In the future I see a new breed of medical facilities, where a throat culture is dosed into fungal modules that sweat the metabolites into a powdering or liquid gelling process, and in 24 hours you’d have personalized medicine in a form that is not regulated by the FDA or, alternately, pharmaceutical companies, which purify or genetically alter their organisms. Not only can these compounds synthesized by fungi naturally on a case-by-case basis vary in their molecular chemistry, they are extremely complex and naturally calibrated levels of antibiotic cocktails, tailored exclusively for this particular infection, and even better, compatible to your specific ecotype. A DNA matched antibiotic cocktail? Why not, I dream a little right? I don’t think anything is impossible if you ask nature for solutions. If there is one thing I know, it’s that the bacteria and viruses are gaining ground, and we need other options and solutions to survive and heal this planet.

The planet needs a Spring Cleaning, NOW, using Mushrooms

As dynamic as the planet seems, with her self-balancing mechanisms to offset disruptions, we are just too damaging as a species for the Earth to keep cleaning up after us.

Getting closer to a tipping point is not my idea of a sustainable civilization. Lucky for us, recent discoveries have found that mushrooms are well suited for this challenge to help us, but we must be able to understand how they help us to apply them in a way that makes them succeed. These solutions range in difficulty from a small puddle of herbicides spilled at home to an EPA superfund site, yet the basic principles are no different and can be learned and applied by anyone immediately.

The limiting factor in cleaning pollution with fungi, or mycoremediation, is the availability of the biomass, or volume of mycelium from a particular mushroom, that is typically created by cultivation. Farmers and small-scale growers now have the ability to expand mycelium and use it with the intention of using the waste to solve an environmental problem in their region. What is missing is the identification of these localized problems and connecting the administrations that oversee the pilot programs with groups that can collect data from specific sites and create small models that can then be scaled up to larger projects.

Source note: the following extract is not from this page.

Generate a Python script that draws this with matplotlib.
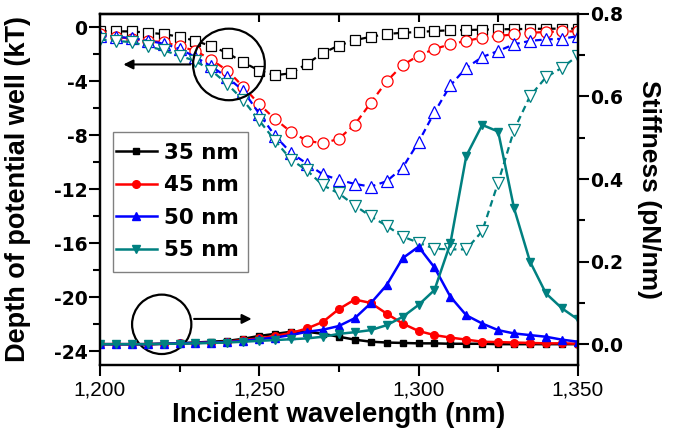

Homeowners and farmers should not preclude themselves from becoming involved, as this participation collectively can generate a considerable amount of biomass needed for these larger projects. Creating a mycological task force in your area can create the momentum needed to fix many environmental projects sitting and waiting for someone to take action. The grant money is there, in most areas of the United States, to fund projects just like these. They just need leadership to educate the committees, file a plan of action, and to release the funds to fuel a small wave of mycelium in your area. This is why open source mushroom cultivation and experimentation is so important to the future of mankind on the planet. Every so often in history there is a paradigm shift from a normal theater of thinking, and if we can shift a population in a classroom, into a small town, into a city, and connect the areas in between, we will see how the power of the individual’s effort coalesces into a collaborative and unstoppable, positive force. Become an inspirational leader and take this information to the next level and show the world how amazing mushrooms are!